— Begin Records provided —
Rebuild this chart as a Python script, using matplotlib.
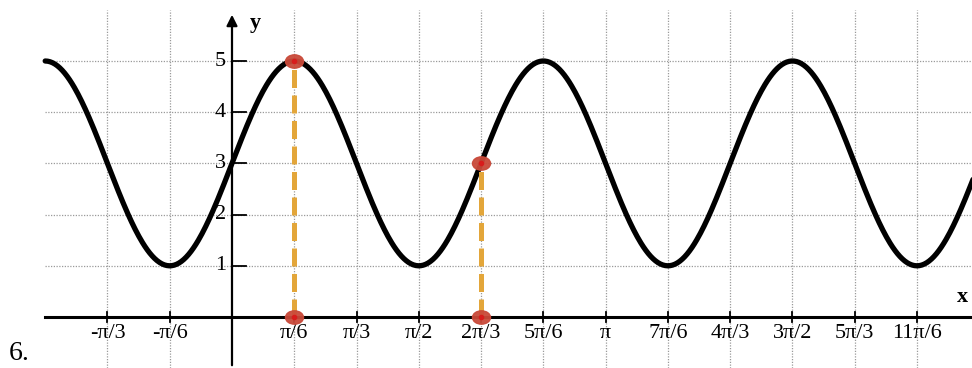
import numpy as np
import matplotlib.pyplot as plt
from matplotlib.path import Path

plt.rcParams['font.family'] = ['Liberation Serif', 'DejaVu Serif']

# curve: y = midline + amplitude * cos(freq * (x - shift))
midline = 3
amplitude = 2
freq = 3
shift = np.pi / 6
x_start, x_end = -np.pi / 2, 2.1 * np.pi

# ticks in multiples of pi/6
tick_sixths = [-2, -1, 1, 2, 3, 4, 5, 6, 7, 8, 9, 10, 11]
tick_labels = ['-π/3', '-π/6', 'π/6', 'π/3', 'π/2', '2π/3', '5π/6', 'π',
               '7π/6', '4π/3', '3π/2', '5π/3', '11π/6']
y_ticks = [1, 2, 3, 4, 5]

# marked points
point_x = [np.pi / 6, 2 * np.pi / 3]
point_y = [5, 3]

fig = plt.figure(figsize=(9.72, 3.68), dpi=100)
ax = fig.add_axes([0, 0, 1, 1])
px = 62.27 / (np.pi / 6)   # pixels per radian
py = 51.2                   # pixels per unit
x0, y0 = 232, 317
ax.set_xlim(-x0 / px, (972 - x0) / px)
ax.set_ylim(-(368 - y0) / py, y0 / py)
ax.axis('off')

tick_x = [k * np.pi / 6 for k in tick_sixths]
grid_top = (y0 - 10) / py
for t in tick_x:
    ax.plot([t, t], [ax.get_ylim()[0], grid_top], color='#9a9a9a', lw=0.9, ls=(0, (1, 1.2)), zorder=1)
for yv in y_ticks:
    ax.plot([x_start, ax.get_xlim()[1]], [yv, yv], color='#9a9a9a', lw=0.9, ls=(0, (1, 1.2)), zorder=1)

# axes
ax.plot([x_start, ax.get_xlim()[1]], [0, 0], color='black', lw=2.2, zorder=2)
ax.annotate('', xy=(0, (y0 - 12) / py), xytext=(0, ax.get_ylim()[0]),
            arrowprops=dict(arrowstyle='-|>', color='black', lw=1.6, mutation_scale=16), zorder=2)
for t, lab in zip(tick_x, tick_labels):
    ax.plot([t, t], [-0.1, 0.1], color='black', lw=1.3, zorder=2)
    ax.text(t, -0.33, lab, ha='center', va='center', fontsize=16)
for yv in y_ticks:
    ax.plot([0, 0.12], [yv, yv], color='black', lw=1.3, zorder=2)
    ax.text(-0.05, yv, str(yv), ha='right', va='center', fontsize=16)

ax.text(0.2, 5.75, 'y', fontsize=16, fontweight='bold', ha='center', va='center')
ax.text(6.14, 0.4, 'x', fontsize=16, fontweight='bold', ha='center', va='center')
ax.text(-1.79, -0.72, '6.', fontsize=20, ha='center', va='center')

xs = np.linspace(x_start, x_end, 800)
ax.plot(xs, midline + amplitude * np.cos(freq * (xs - shift)), color='black', lw=3.8,
        solid_capstyle='round', zorder=3)

# slightly wide oval marker like the reference dots
circle = Path.unit_circle()
oval = Path(circle.vertices * [1.35, 1.0], circle.codes)

for xp, yp in zip(point_x, point_y):
    ax.plot([xp, xp], [0, yp], color='#e3a63a', lw=3.6, ls=(0, (3.6, 1.5)), zorder=4)
    ax.plot([xp, xp], [yp, 0], ls='none', marker=oval, ms=13, color='#c94a3a',
            markeredgecolor='#c94a3a', zorder=5, alpha=0.95)
    ax.plot([xp, xp], [yp, 0], ls='none', marker='o', ms=3, color='#d81c1c', zorder=6)

fig.savefig('out.png', dpi=100)
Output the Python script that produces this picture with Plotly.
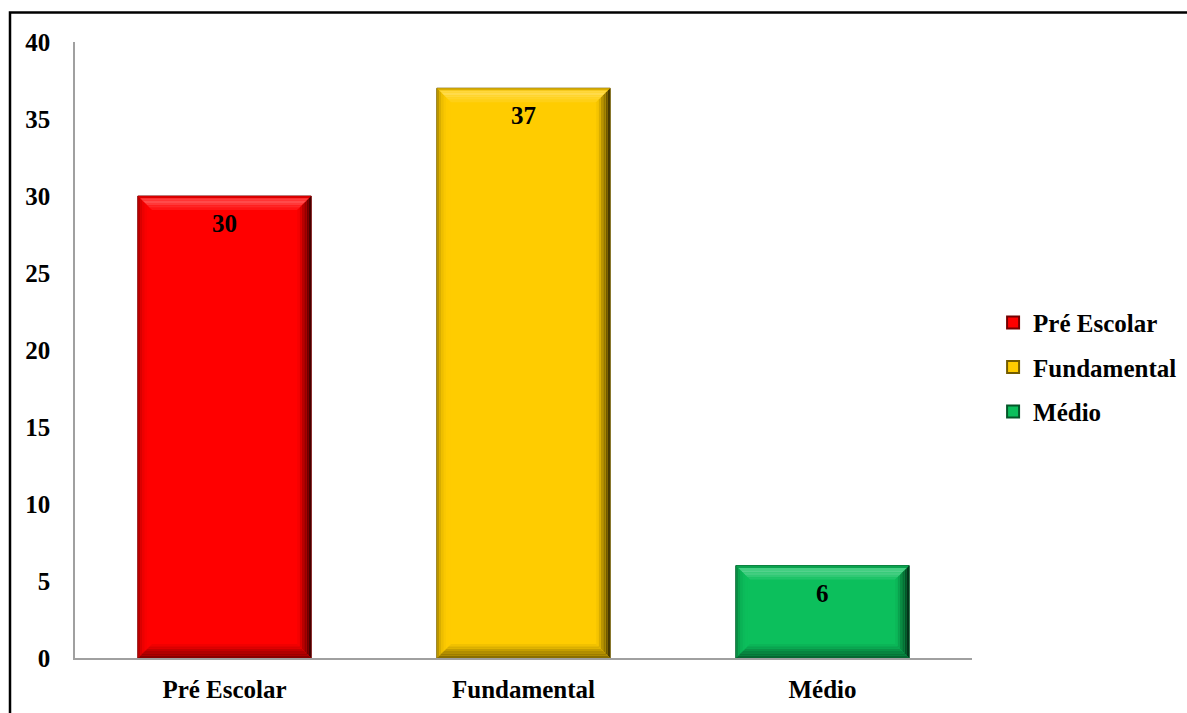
import plotly.graph_objects as go

# Number of students by school level
categories = ["Pré Escolar", "Fundamental", "Médio"]
values = [30, 37, 6]
colors = ["#FF0000", "#FFCC00", "#0CBF5C"]

W, H = 1187, 713
M_L, M_R, M_T, M_B = 75, 215, 42, 55
Y_MAX = 40
BAR_FRAC = 0.58

plot_w = W - M_L - M_R
plot_h = H - M_T - M_B
px_per_cat = plot_w / len(categories)
px_per_unit = plot_h / Y_MAX


def hex_rgb(c):
    c = c.lstrip("#")
    return tuple(int(c[i:i + 2], 16) for i in (0, 2, 4))


def mix(c, other, t):
    a, b = hex_rgb(c), hex_rgb(other)
    r = [round(a[i] + (b[i] - a[i]) * t) for i in range(3)]
    return "rgb({},{},{})".format(*r)


fig = go.Figure()
font_main = dict(family="Liberation Serif", size=25, color="black", weight="bold")

for i, (cat, v, c) in enumerate(zip(categories, values, colors)):
    fig.add_trace(go.Bar(
        x=[cat], y=[v], name=cat, legendgroup=cat,
        marker=dict(color=c, line=dict(color=mix(c, "#000000", 0.55), width=1)),
        width=BAR_FRAC, hoverinfo="x+y",
    ))

# Bevel faces drawn as banded trapezoids on each bar
shapes = []
bevel_px = 14
bands = 6
bx = bevel_px / px_per_cat
by = bevel_px / px_per_unit
for i, (v, c) in enumerate(zip(values, colors)):
    x0, x1 = i - BAR_FRAC / 2, i + BAR_FRAC / 2
    for k in range(bands):
        d0, d1 = k / bands, (k + 1) / bands
        t_out = 1 - (k + 0.5) / bands  # 1 at outer edge, 0 at inner
        # per-side colours
        if k == 0:
            top_c = mix(c, "#000000", 0.15)
        else:
            top_c = mix(c, "#FFFFFF", 0.3 * (1 - abs(t_out - 0.6) * 1.4))
        right_c = mix(c, "#000000", 0.8 * t_out ** 1.2)
        bottom_c = mix(c, "#000000", 0.5 * t_out ** 0.9)
        left_c = mix(c, "#000000", 0.35 * t_out ** 3)
        sides = {
            "top": ([(x0 + bx * d0, v - by * d0), (x1 - bx * d0, v - by * d0),
                     (x1 - bx * d1, v - by * d1), (x0 + bx * d1, v - by * d1)], top_c),
            "right": ([(x1 - bx * d0, v - by * d0), (x1 - bx * d0, by * d0),
                       (x1 - bx * d1, by * d1), (x1 - bx * d1, v - by * d1)], right_c),
            "bottom": ([(x0 + bx * d0, by * d0), (x1 - bx * d0, by * d0),
                        (x1 - bx * d1, by * d1), (x0 + bx * d1, by * d1)], bottom_c),
            "left": ([(x0 + bx * d0, by * d0), (x0 + bx * d0, v - by * d0),
                      (x0 + bx * d1, v - by * d1), (x0 + bx * d1, by * d1)], left_c),
        }
        for pts, col in sides.values():
            path = "M" + " L".join(f"{px:.5f},{py:.5f}" for px, py in pts) + " Z"
            shapes.append(dict(type="path", xref="x", yref="y", path=path,
                               fillcolor=col, line=dict(width=0), layer="above"))

# Outer chart frame (extends past the right and bottom edges)
shapes.append(dict(type="rect", xref="paper", yref="paper",
                   x0=(10 - M_L) / plot_w, x1=1.4,
                   y0=-0.3, y1=(plot_h + M_T - 12.5) / plot_h,
                   line=dict(color="black", width=2.5), fillcolor="rgba(0,0,0,0)",
                   layer="below"))

# Value labels inside the top of each bar
annotations = [
    dict(x=cat, y=v, text=str(v), showarrow=False, yanchor="top", yshift=-12,
         font=font_main)
    for cat, v in zip(categories, values)
]

fig.update_layout(
    width=W, height=H, autosize=False,
    margin=dict(l=M_L, r=M_R, t=M_T, b=M_B, autoexpand=False),
    paper_bgcolor="white", plot_bgcolor="white",
    shapes=shapes, annotations=annotations,
    bargap=1 - BAR_FRAC,
    legend=dict(x=1.0235, y=0.472, xanchor="left", yanchor="middle",
                font=font_main, tracegroupgap=9, itemsizing="constant",
                bgcolor="rgba(0,0,0,0)"),
    xaxis=dict(showline=True, linecolor="#A0A0A0", linewidth=1.5,
               showgrid=False, ticks="", tickfont=font_main,
               ticklabelstandoff=8),
    yaxis=dict(range=[0, Y_MAX], dtick=5, showline=True, linecolor="#A0A0A0",
               linewidth=1.5, showgrid=False, zeroline=False, ticks="",
               tickfont=font_main, ticklabelstandoff=18),
)

fig.write_html("out.html")
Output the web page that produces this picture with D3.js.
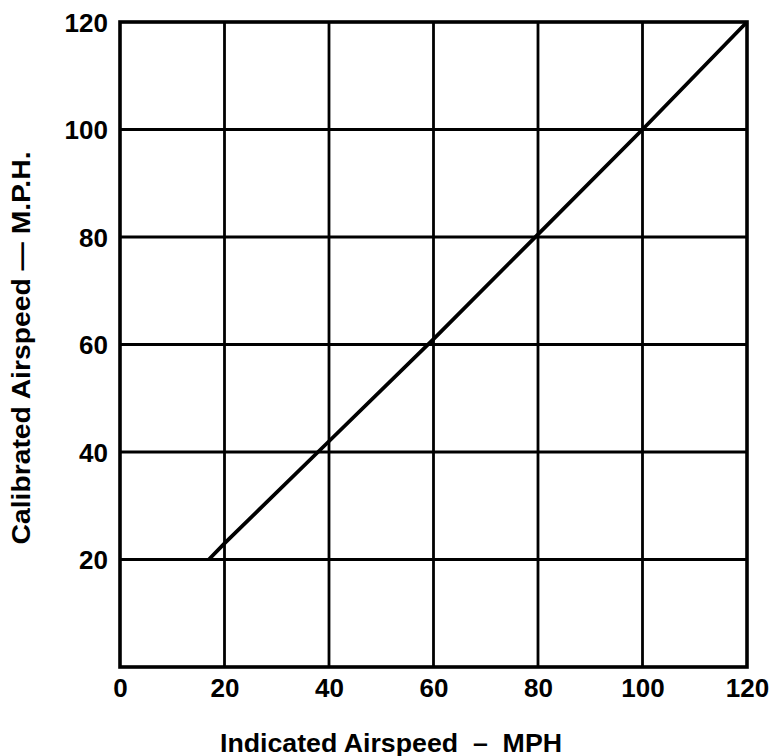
<!DOCTYPE html>
<html>
<head>
<meta charset="utf-8">
<script src="https://cdn.jsdelivr.net/npm/d3@7"></script>
<style>
  body { margin: 0; background: #fff; }
  svg { display: block; }
  text { font-family: "Liberation Sans", Arial, sans-serif; font-weight: bold; fill: #000; }
</style>
</head>
<body>
<div id="chart"></div>
<script>
// calibration curve: indicated vs calibrated airspeed (mph)
const indicated = [17, 20, 40, 60, 80, 100, 120];
const calibrated = [20, 23, 42, 61, 80.5, 100, 120];
const xTicks = [0, 20, 40, 60, 80, 100, 120];
const yTicks = [20, 40, 60, 80, 100, 120];
const xTitle = "Indicated Airspeed  \u2013  MPH";
const yTitle = "Calibrated Airspeed \u2014 M.P.H.";

const width = 774, height = 756;
const margin = { top: 22, right: 27, bottom: 89, left: 120 };
const innerW = width - margin.left - margin.right;
const innerH = height - margin.top - margin.bottom;

const svg = d3.select("#chart").append("svg")
  .attr("width", width)
  .attr("height", height);

const g = svg.append("g")
  .attr("transform", `translate(${margin.left},${margin.top})`);

const x = d3.scaleLinear().domain([0, 120]).range([0, innerW]);
const y = d3.scaleLinear().domain([0, 120]).range([innerH, 0]);

// grid
g.append("g")
  .selectAll("line")
  .data(xTicks.filter((d) => d > 0 && d < 120))
  .join("line")
  .attr("x1", (d) => x(d)).attr("x2", (d) => x(d))
  .attr("y1", 0).attr("y2", innerH)
  .attr("stroke", "#000").attr("stroke-width", 2.8);

g.append("g")
  .selectAll("line")
  .data(yTicks.filter((d) => d < 120))
  .join("line")
  .attr("x1", 0).attr("x2", innerW)
  .attr("y1", (d) => y(d)).attr("y2", (d) => y(d))
  .attr("stroke", "#000").attr("stroke-width", 2.8);

// frame
g.append("rect")
  .attr("width", innerW).attr("height", innerH)
  .attr("fill", "none").attr("stroke", "#000").attr("stroke-width", 3.6);

// axes (labels only)
const xAxis = g.append("g")
  .attr("transform", `translate(0,${innerH})`)
  .call(d3.axisBottom(x).tickValues(xTicks).tickSize(0).tickPadding(12));
xAxis.select(".domain").remove();
xAxis.selectAll("text").style("font-size", "26px").attr("dy", "0.71em");

const yAxis = g.append("g")
  .call(d3.axisLeft(y).tickValues(yTicks).tickSize(0).tickPadding(12));
yAxis.select(".domain").remove();
yAxis.selectAll("text").style("font-size", "26px").attr("dy", "0.36em");

// calibration line
const line = d3.line().x((d) => x(d[0])).y((d) => y(d[1]));
g.append("path")
  .datum(d3.zip(indicated, calibrated))
  .attr("d", line)
  .attr("fill", "none")
  .attr("stroke", "#000")
  .attr("stroke-width", 3.8);

// titles
svg.append("text")
  .attr("x", 391).attr("y", 752)
  .attr("text-anchor", "middle")
  .style("font-size", "25px")
  .style("white-space", "pre")
  .attr("textLength", 342)
  .attr("lengthAdjust", "spacingAndGlyphs")
  .text(xTitle);

svg.append("text")
  .attr("transform", "translate(30,348) rotate(-90)")
  .attr("text-anchor", "middle")
  .style("font-size", "26px")
  .attr("textLength", 393)
  .attr("lengthAdjust", "spacingAndGlyphs")
  .text(yTitle);
</script>
</body>
</html>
— End Records provided —
Exercise objective>
Pictures in the material above should be skipped; print exactly the lines from the one with "Output the Python" through the one with "BAR_FRAC = 0.58".

Answer>
Output the Python script that produces this picture with Plotly.
import plotly.graph_objects as go

# Number of students by school level
categories = ["Pré Escolar", "Fundamental", "Médio"]
values = [30, 37, 6]
colors = ["#FF0000", "#FFCC00", "#0CBF5C"]

W, H = 1187, 713
M_L, M_R, M_T, M_B = 75, 215, 42, 55
Y_MAX = 40
BAR_FRAC = 0.58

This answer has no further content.